Anyway, this afternoon I had my hair done. The hair-dresser was a bit 'scissor happy' - I was a bit scared when she was using those scissors - she was trying to layer my hair and there seemed to be lots of hair flying across the room. She explained what she was going to do and I mentioned how I've never really had anything other than a bob, and that I like it that way, that I'm not one to try something really different and wild. She kept assuring me I'd really like it when she was finished. I was sooooo scared... in the end it turned out OK, a slight variation on what I usually get, but I'm happy with it. Phew!
Makes me ponder about life again... I think secretly I'm a bit scared of what God might do with my life. Difference is, I didn't know the hairdresser from a bar of soap, but I see very clearly in the Bible and through my life experience so far that God is a God I can trust, who is faithful and loves us immensely, who created us and knows us intimately.
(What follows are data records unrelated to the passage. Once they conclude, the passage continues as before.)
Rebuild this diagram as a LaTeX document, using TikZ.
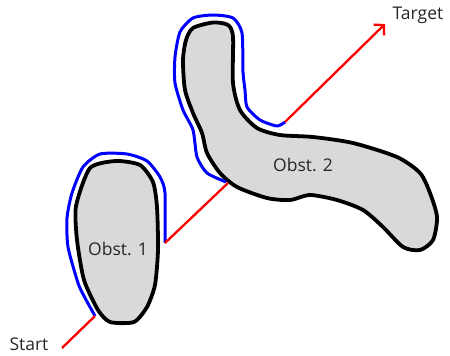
\documentclass[tikz,border=0pt]{standalone}
\usepackage{fontspec}
\setmainfont{Open Sans}
\usetikzlibrary{arrows.meta}
\begin{document}
\begin{tikzpicture}[x=1pt,y=-1pt,
  obst/.style={draw=black,line width=3.8pt,fill=black!15,line join=round},
  bluepath/.style={draw=blue,line width=3pt,line join=round},
  redpath/.style={draw=red,line width=2.3pt},
  lbl/.style={font=\fontsize{17.5}{20}\selectfont,text=black!85,inner sep=0pt}]
\useasboundingbox (0,0) rectangle (450,356);
% obstacle 1
\draw[obst] plot[smooth cycle,tension=0.4] coordinates {
  (90,168) (116,161) (140,165) (153,182) (157,207) (158,250) (155,285)
  (147,307) (134,322) (110,322) (98,310) (84,280) (77,240) (76,206) };
% obstacle 2
\draw[obst] plot[smooth cycle,tension=0.45] coordinates {
  (193,28) (213,22.5) (228,25) (233,37) (233,83) (240,110) (257,128)
  (280,135) (313,137) (353,143) (397,157) (420,173) (430,193) (437,217)
  (433,240) (420,250) (403,247) (383,227) (363,210) (337,200) (310,195)
  (290,200) (267,198) (237,187) (220,173) (207,153) (202,133) (193,113)
  (185,90) (183,60) (186,40) };
% blue paths
\draw[bluepath] plot[smooth,tension=0.4] coordinates {
  (95,316) (84,296) (78,283) (68,247) (67,218) (72,193) (83,167) (100,154)
  (127,154) (147,161) (160,177) (165,193) (165,243) };
\draw[bluepath] plot[smooth,tension=0.4] coordinates {
  (226,182) (207,173) (197,157) (193,130) (183,110) (175,83) (175,57)
  (180,32) (193,18) (213,15) (233,18) (242,33) (243,72) (245,90) (247,107)
  (260,120) (277,126) (285,122) };
% connectors
\coordinate (st) at (62,348);
\coordinate (o1s) at (95,316);
\coordinate (o1e) at (165,243);
\coordinate (o2s) at (228,183);
\coordinate (o2e) at (285,122);
\coordinate (tg) at (385,24);
\draw[redpath] (st) -- (o1s);
\draw[redpath] (o1e) -- (o2s);
\draw[redpath,-{Straight Barb[length=7pt,width=15pt,line width=2.3pt]}] (o2e) -- (tg);
% labels
\node[lbl] (start) at (29,344) {Start};
\node[lbl] (target) at (418,15) {Target};
\node[lbl] (ob1) at (118,249) {Obst. 1};
\node[lbl] (ob2) at (303,165) {Obst. 2};
\end{tikzpicture}
\end{document}
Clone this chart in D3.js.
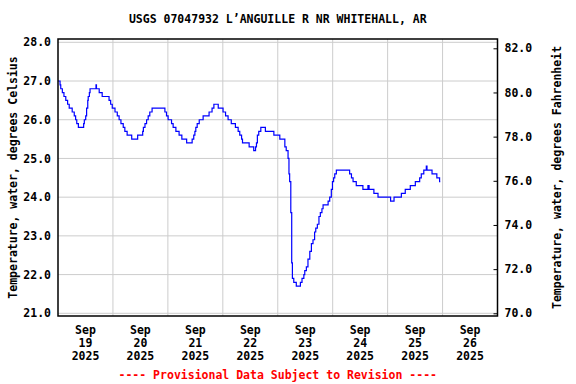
<!DOCTYPE html>
<html>
<head>
<meta charset="utf-8">
<script src="https://cdn.jsdelivr.net/npm/d3@7"></script>
<style>
  body { margin: 0; background: #fff; }
  text { font-family: "DejaVu Sans Mono", monospace; font-weight: bold; font-size: 11.5px; fill: #000; }
</style>
</head>
<body>
<svg id="chart" width="576" height="384"></svg>
<script>
// Chart texts
var title = "USGS 07047932 L\u2019ANGUILLE R NR WHITEHALL, AR";
var leftTitle = "Temperature, water, degrees Celsius";
var rightTitle = "Temperature, water, degrees Fahrenheit";
var footNote = "---- Provisional Data Subject to Revision ----";

// Tick values
var celsiusTicks = [21, 22, 23, 24, 25, 26, 27, 28];
var fahrenheitTicks = [70, 72, 74, 76, 78, 80, 82];
var dayLabels = ["2025-09-19", "2025-09-20", "2025-09-21", "2025-09-22",
                 "2025-09-23", "2025-09-24", "2025-09-25", "2025-09-26"];

// Series: hours after Sep 19 2025 00:00, and the water temperature (C) from that time on
var hours = [0, 0.9, 1.2, 1.9, 2.6, 3.4, 4.2, 4.9, 6.2, 7.1, 7.7, 8.2, 8.9, 11.2, 11.5, 12.1, 12.5, 13.0, 13.2, 13.7, 14.0,
  16.6, 16.8, 18.0, 19.3, 22.3, 23.0, 23.7,
  24.9, 25.9, 26.7, 27.5, 28.5, 29.2, 30.2, 32.2, 34.8, 37.0, 37.3, 38.0, 38.7, 39.4, 40.1, 41.1, 46.7, 47.4,
  48.1, 49.6, 50.3, 51.5, 52.9, 54.1, 56.2, 58.6, 59.3, 59.8, 60.2, 60.8, 61.7, 63.4, 66.0, 67.3, 68.1, 70.0, 72.1,
  73.2, 74.3, 75.7, 77.5, 78.7, 79.4, 80.2, 80.6, 83.5, 85.5, 86.3, 86.7, 87.1, 87.7, 88.6, 90.6, 94.3,
  96.9, 99.1, 99.7, 100.5, 100.9, 101.2, 101.7, 102.1, 102.4, 103.0, 104.1, 105.9, 106.6, 107.4, 107.8, 108.5,
  109.2, 110.0, 110.7, 111.4, 112.1, 112.6, 113.3, 114.0, 114.6, 115.3, 115.8, 118.0, 118.7, 119.4, 119.9,
  120.4, 120.9, 121.6, 127.4, 128.2, 128.9, 130.3, 133.2, 135.4, 135.9, 138.0, 139.8, 145.3, 146.8,
  150.0, 151.7, 153.9, 156.1, 158.0, 158.7, 159.8, 160.9, 161.2, 163.4, 165.5, 166.7, 167.0];
var tempC = [27.0, 26.9, 26.8, 26.7, 26.6, 26.5, 26.4, 26.3, 26.2, 26.1, 26.0, 25.9, 25.8, 25.9, 26.0, 26.1, 26.3, 26.5, 26.6, 26.7, 26.8,
  26.9, 26.8, 26.7, 26.6, 26.5, 26.4, 26.3,
  26.2, 26.1, 26.0, 25.9, 25.8, 25.7, 25.6, 25.5, 25.6, 25.7, 25.8, 25.9, 26.0, 26.1, 26.2, 26.3, 26.2, 26.1,
  26.0, 25.9, 25.8, 25.7, 25.6, 25.5, 25.4, 25.5, 25.6, 25.7, 25.8, 25.9, 26.0, 26.1, 26.2, 26.3, 26.4, 26.3, 26.2,
  26.1, 26.0, 25.9, 25.8, 25.7, 25.6, 25.5, 25.4, 25.3, 25.2, 25.3, 25.4, 25.6, 25.7, 25.8, 25.7, 25.6,
  25.5, 25.3, 25.2, 25.0, 24.6, 24.4, 23.6, 22.3, 21.9, 21.8, 21.7, 21.8, 21.9, 22.0, 22.1, 22.2,
  22.4, 22.6, 22.8, 22.9, 23.1, 23.2, 23.3, 23.5, 23.6, 23.7, 23.8, 23.9, 24.0, 24.2, 24.4,
  24.5, 24.6, 24.7, 24.6, 24.5, 24.4, 24.3, 24.2, 24.3, 24.2, 24.1, 24.0, 23.9, 24.0,
  24.1, 24.2, 24.3, 24.4, 24.5, 24.6, 24.7, 24.8, 24.7, 24.6, 24.5, 24.4, 24.4];

var start = new Date(2025, 8, 19);
var end = new Date(2025, 8, 27);
var data = hours.map(function(h, i) {
  return { date: new Date(start.getTime() + h * 3600 * 1000), value: tempC[i] };
});

// Plot frame
var plotLeft = 58, plotRight = 497.5, plotTop = 39, plotBottom = 316;

var svg = d3.select("#chart");

var x = d3.scaleTime().domain([start, end]).range([plotLeft, plotRight]);
var yC = d3.scaleLinear().domain([21, 28]).range([313.3, 42.3]);
var yF = d3.scaleLinear().domain([70, 82]).range([313.3, 48.3]);

// Grid lines
var days = d3.timeDay.range(d3.timeDay.offset(start, 1), end);
svg.append("g").selectAll("line")
    .data(days)
  .enter().append("line")
    .attr("x1", function(d) { return x(d); })
    .attr("x2", function(d) { return x(d); })
    .attr("y1", plotTop)
    .attr("y2", plotBottom)
    .attr("stroke", "#cccccc")
    .attr("stroke-width", 1);

svg.append("g").selectAll("line")
    .data(celsiusTicks)
  .enter().append("line")
    .attr("x1", plotLeft)
    .attr("x2", plotRight)
    .attr("y1", function(d) { return yC(d); })
    .attr("y2", function(d) { return yC(d); })
    .attr("stroke", "#cccccc")
    .attr("stroke-width", 1);

// Data line
var line = d3.line()
    .x(function(d) { return x(d.date); })
    .y(function(d) { return yC(d.value); })
    .curve(d3.curveStepAfter);

svg.append("path")
    .datum(data)
    .attr("d", line)
    .attr("fill", "none")
    .attr("stroke", "#0000ff")
    .attr("stroke-width", 1.2);

// Frame
svg.append("rect")
    .attr("x", plotLeft)
    .attr("y", plotTop)
    .attr("width", plotRight - plotLeft)
    .attr("height", plotBottom - plotTop)
    .attr("fill", "none")
    .attr("stroke", "#000")
    .attr("stroke-width", 1.5);

// Left axis (Celsius)
var axisL = svg.append("g")
    .attr("transform", "translate(" + plotLeft + ",0)")
    .call(d3.axisLeft(yC).tickValues(celsiusTicks).tickFormat(d3.format(".1f")).tickSize(0).tickPadding(7));
axisL.select(".domain").remove();
axisL.selectAll("text").attr("font-family", null).attr("font-size", null);

// Right axis (Fahrenheit), ticks point inward
var axisR = svg.append("g")
    .attr("transform", "translate(" + plotRight + ",0)")
    .call(d3.axisRight(yF).tickValues(fahrenheitTicks).tickFormat(d3.format(".1f")).tickSizeInner(-4).tickSizeOuter(0).tickPadding(7));
axisR.select(".domain").remove();
axisR.selectAll("line").attr("stroke", "#000");
axisR.selectAll("text").attr("font-family", null).attr("font-size", null);

// Day labels centred on each day
var fmtMon = d3.timeFormat("%b"), fmtDay = d3.timeFormat("%d"), fmtYear = d3.timeFormat("%Y");
var parseDay = d3.timeParse("%Y-%m-%d");
var dayG = svg.append("g").selectAll("text")
    .data(dayLabels.map(parseDay))
  .enter().append("text")
    .attr("text-anchor", "middle")
    .attr("transform", function(d) { return "translate(" + x(d3.timeHour.offset(d, 12)) + ",0)"; });
dayG.append("tspan").attr("x", 0).attr("y", 334).text(function(d) { return fmtMon(d); });
dayG.append("tspan").attr("x", 0).attr("y", 347).text(function(d) { return fmtDay(d); });
dayG.append("tspan").attr("x", 0).attr("y", 360).text(function(d) { return fmtYear(d); });

// Titles
var midX = (plotLeft + plotRight) / 2, midY = (plotTop + plotBottom) / 2;
svg.append("text")
    .attr("x", midX).attr("y", 23)
    .attr("text-anchor", "middle")
    .text(title);

svg.append("text")
    .attr("transform", "translate(13," + midY + ") rotate(-90)")
    .attr("text-anchor", "middle")
    .attr("dy", "0.35em")
    .text(leftTitle);

svg.append("text")
    .attr("transform", "translate(557," + midY + ") rotate(-90)")
    .attr("text-anchor", "middle")
    .attr("dy", "0.35em")
    .text(rightTitle);

svg.append("text")
    .attr("x", midX).attr("y", 379)
    .attr("text-anchor", "middle")
    .style("fill", "#ff0000")
    .text(footNote);
</script>
</body>
</html>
A friend recently wrote that she's finding life "delightfully unpredictable", which I decided was difficult for me as a J in Myers-Briggs. I'm not convinced these two words can go together. I personally find delight in predictability! But maybe as I entrust myself into God hands and trust Him completely, I might find that life can truly be "delightfully unpredictable"! Unpredictable to me anyway. Maybe I can take delight in God's plan, unpredictable as it may be, and maybe I can be thankful that He reveals each step as I need to take it!
Lord, help me to let go and trust You completely, knowing that You have the best plan for my life. Help me to delight in the life You've given me.